Credit cards, and savings rates, and interest, Oh My!

Woman using calculator to calculate interest

There are several terms used in the financial industry. One of these terms is interest. Interest can be assessed (or charged), or earned. Savings accounts, Money Market accounts, and some checking accounts may earn interest. Credit cards and other Loans assess interest. Interest on loan accounts is also known as a finance charge.

Interest on Loans

Interest on loans or credit cards is calculated by multiplying the rate (APR), by the applicable balance. On a credit card, that can be based on any remaining balance at the end of your statement cycle, or on certain types of card transactions, such as cash advances, or balance transfers. These interest rates may vary based on the particular transaction type.

When you make a purchase with your credit card, the amount of the purchase is in essence borrowed from your card provider. When your credit card statement cycles, you will receive a bill that shows your credit card activity. This will include the actual transactions, and any fees or interest. Interest will vary month to month based on card activity.

The interest rate, sometimes also referred as the Annual Percentage Rate (APR) is used to calculate the interest or finance charge. The higher the interest rate, the more finance charges your loan will assess.

The interest rate may be determined based on several financial variables, including the index rate, the lender’s policies, and your own credit history. Credit cards are competitive, so terms and conditions may vary.

Loans—personal or mortgage— usually have a set payment per month. The interest is a portion of that payment amount. The amount of interest on a loan will decrease as you make payments.

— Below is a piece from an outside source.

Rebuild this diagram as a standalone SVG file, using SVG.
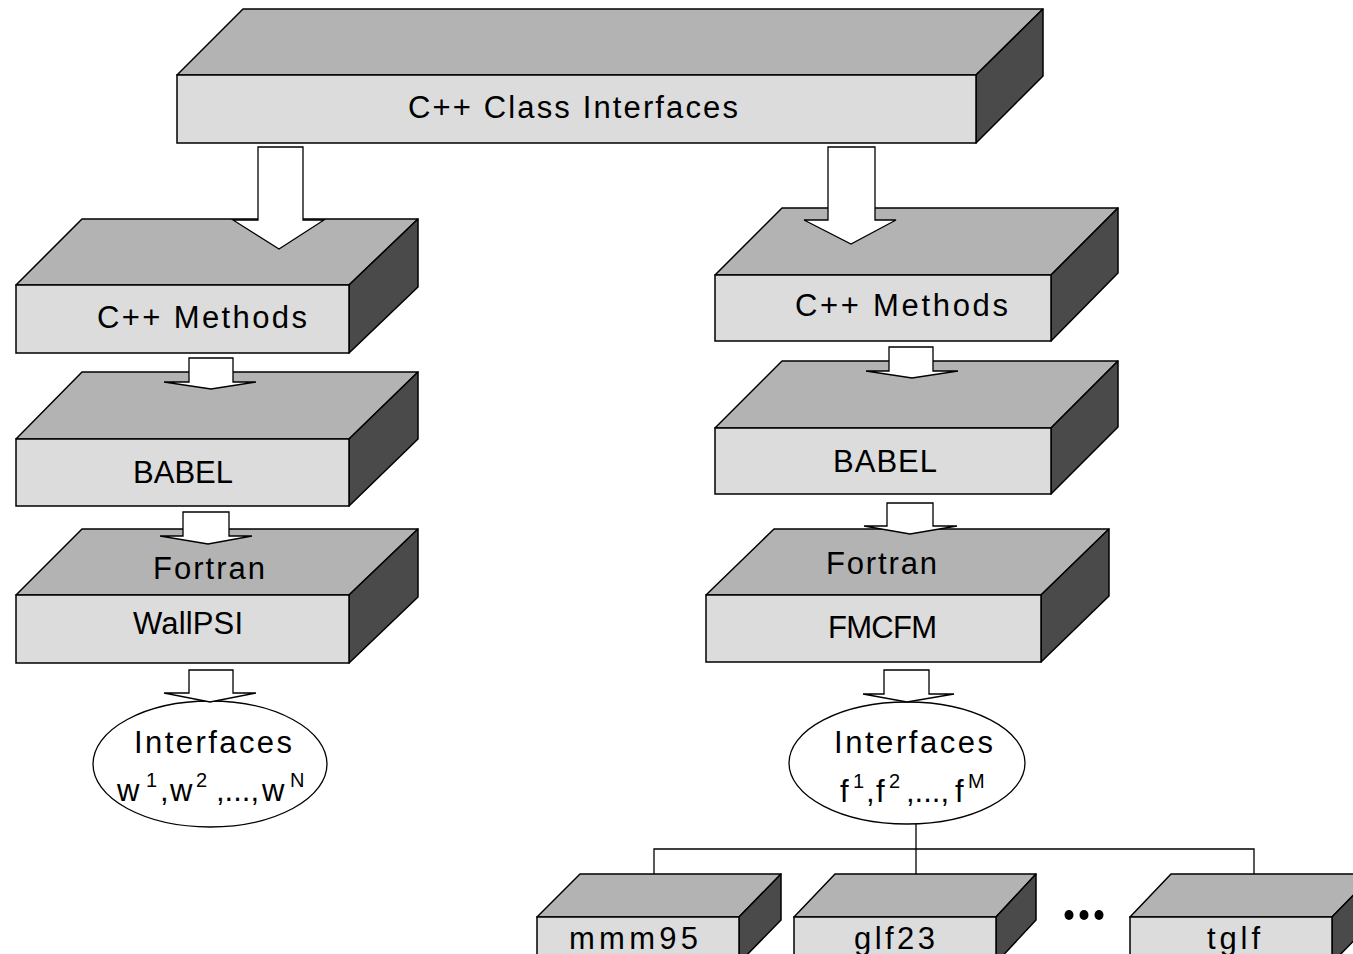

Interest on Deposit Accounts

Interest may also apply to Deposit Accounts (such as Savings Accounts, Money Market Account, Certificates of Deposit, and some Checking Accounts). In this case, interest is working in your favor and is earned on your balance. For example, when you open an interest-bearing account (such as a savings account), you will receive an Annual Percentage Yield (APY) that will be paid to you based on the terms of the account.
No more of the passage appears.